Wird die Pauschalbesteuerung nun in der ganzen Schweiz abgeschafft, dürften sich diese Erfahrungen bestätigen. Auch und gerade im Wallis. Spezialisierte Anwälte und Treuhänder – so genannte „Miliardärsschlepper“ – lockten dort in den letzten Jahren vor allem Franzosen im Pensionsalter an. Wichtigster Köder: Keine oder fast keine Erbschaftssteuern. Dass heute den so neu in Crans-Montana und Verbier Angesiedelten dank der Pauschalsteuer die Rechnung bereits vorher unglaublich tief ausfällt, ist da nur ein Zückerchen. Der Drang, die Schweiz nach Abschaffung der Pauschalbesteuerung zu verlassen, dürfte damit stark gebremst werden. Dies umso mehr, als sie auch wegen ihrer Liegenschaft enger an die Schweiz gebunden sind als zunächst gedacht. Denn ihre Villen und Luxusappartements sind Erstwohnungen. Wird die Zweitwohnungsinitiative korrekt durchgesetzt, darf die Liegenschaft nicht einfach in eine Zweitwohnung umgewandelt werden. Kommt dazu, dass es für die französischen Staatsangehörigen heikel ist, im heutigen Umfeld die Papiere zu verschieben.

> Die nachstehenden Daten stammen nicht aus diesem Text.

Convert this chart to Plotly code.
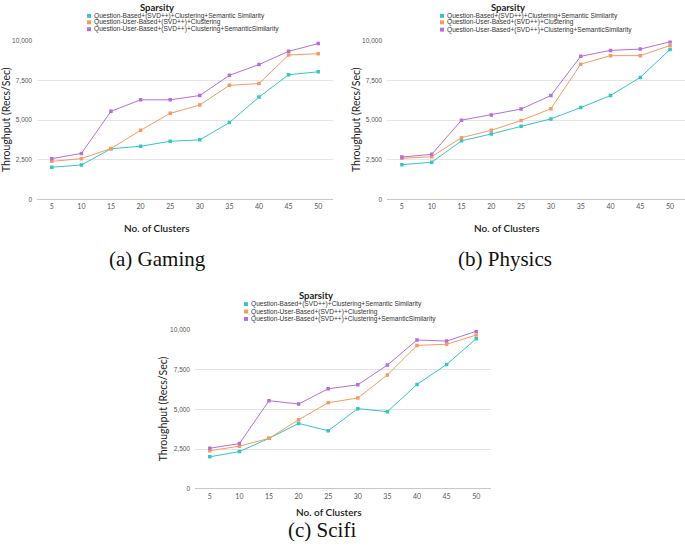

Berggemeinden: neue Geschäftsmodelle entwickeln
Die Politiker der wenigen betroffenen Gemeinden (in erster Linie: Crans-Montana, Pontresina, Saanen, St. Moritz, Verbier und Zermatt), können sich damit die Hände reiben. Dank normal zahlenden Pauschalierten werden sie im Geld schwimmen und ihre Bahnanlagen bald wieder aus eigener Kraft erneuern können. Ausserdem können sie wieder ohne schlechtes Gewissen schlafen. Denn manch einer von ihnen hat im trauten Gespräch schon eingeräumt, dass die Pauschalsteuer zwar ungerecht, das Geschäft mit den so Privilegierten aber wichtiger sei.
Wer so argumentiert, dem fehlt der Blick fürs Ganze. Der unterschlägt, dass solche Steuerprivilegien der Gesellschaft insgesamt schaden. Denn die ungerechte Bevorteilung von Superreichen höhlt den Verfassungsgrundsatz aus, wonach alle nach ihrer wirtschaftlichen Leistungsfähigkeit zu besteuern sind. Im Namen des Standortwettbewerbs sollte die Verfassung nicht mit Füssen getreten werden. Ein Ja zur Abschaffung der Pauschalsteuer schafft mehr Steuergerechtigkeit.
Statt zu lamentieren, dass die Unterländer den Berggebieten einmal mehr Knebel zwischen die Beine werfen, sollten die Politiker in die Hände spucken und tragfähigere Geschäftsmodelle entwickeln als das Schachern um Superreiche. Dabei dürfen sie durchaus selbstbewusst auftreten. Denn sie haben, wovon Unterländer träumen: eine intakte und schöne Natur mit vielfältigen Möglichkeiten. Davon träumen laut dem Luzerner Anwalt und Milliardärsschlepper Urs Mühlebach auch Superreiche. Als wichtige Gründe für den Zuzug in die Schweiz nannte Mühlebach kürzlich in einem Artikel des Tages-Anzeigers die hohe Lebensqualität, „geografische Highlights“ und das gute Bildungssystem.